The logical flow of the modeling pipeline


This approach is depicted in Figure 1. The pipeline consists of three steps:

  1. Data: Loading and processing a dataset,
  2. Analysis: Building predefined models and applying to this dataset,
  3. Results: Capturing key metrics for each dataset-model test for methodical comparison later.

Any analyst who has studied or even dabbled with deep learning neural networks has probably experienced the seemingly boundless array of modeling choices. Any number of many layer types, each with a multitude of configuration options, can be interconnected, and once stacked the model can be trained using multiple optimization routines and numerous hyper-parameters. And there is the question of data, since it may be desirable to apply promising models to new datasets to observe their performance on unseen data or to gain a foundation for further model iterations.

For this application, I worked exclusively with image-classification data and models. TFDS includes audio, image, object-detection, structured, summarization, text, translate and video data and deep-learning models can be specifically constructed for these problems. While the out-of-the box code presented here will require some modifications and testing to be applied to other sets, its foundational framework will still be helpful.



The code in this post is summarized in Table 1 and is built on TensorFlow 2.0 (product release September 2019) and two components, TensorFlow Datasets and TensorBoard. Keras, a high-level API interacting with TensorFlow is now deeply integrated with the TF 2.x, and many of the tools used here rely on Keras components.


The key TensorFlow components used in the modeling pipeline



As it turns out, building the intended modeling pipeline required a fair bit of coding. While simple or straightforward applications of these TF modules can be more simply deployed, using them in a robust pipeline in which both the data and models are expected to programmatically change requires some custom wrapping and implementation components to orchestrate their use. I’ve made my code available in a shared Google Colab notebook (TF_Modeling_Pipeline) accessible to all. However, I should note that I use Colab Pro (a subscription service) and run this notebook on a GPU device.

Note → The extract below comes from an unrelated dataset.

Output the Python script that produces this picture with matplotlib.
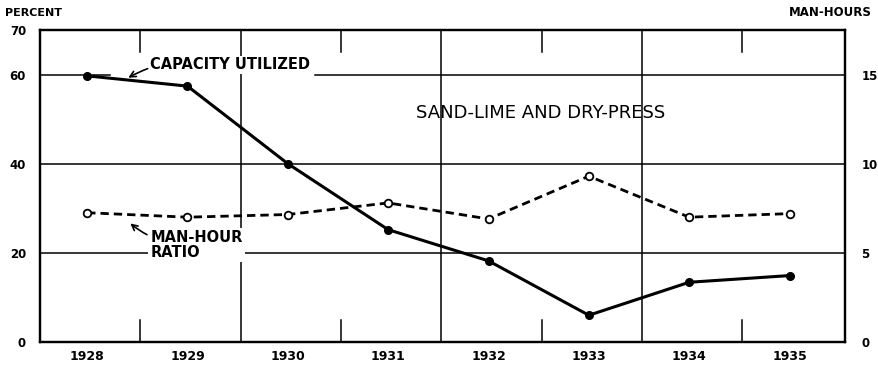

While this notebook contains a lot of code, I tried to cleanly organize and thoroughly document the work to make it a bit more navigable. In addition, I added extensive reference links throughout the documentation to recognize sources and to provide quick access to more information.


Key custom wrappers calling the TensorFlow, TensorFlow Datasets and TensorBoard modules


As noted, the goal here is to build an automated pipeline. With that objective in mind, I employed several custom wrappers to handle the data loading and processing, model building and training and results logging processes. These are depicted in Figure 2 and discussed in Table 2.


Key custom wrappers calling the TensorFlow, TensorFlow Datasets and TensorBoard modules



To demonstrate the pipeline, I set up the following tests in which the Dataset names can be found in the TFDS Catalog.


Tests configurations examining two models applied to two datasets


Reviewing the thought process in establishing these demonstration tests exemplifies benefits of this pipeline approach. After applying Tyler Bettilyon’s class and TF example models (TBConvTest) to the MNIST dataset and finding good results, I wanted to see its performance with a color-image dataset. I ended up choosing the Malaria data. As you can see from the TFDS Catalog links or the dataset information class, TFDS datasets come with reference material.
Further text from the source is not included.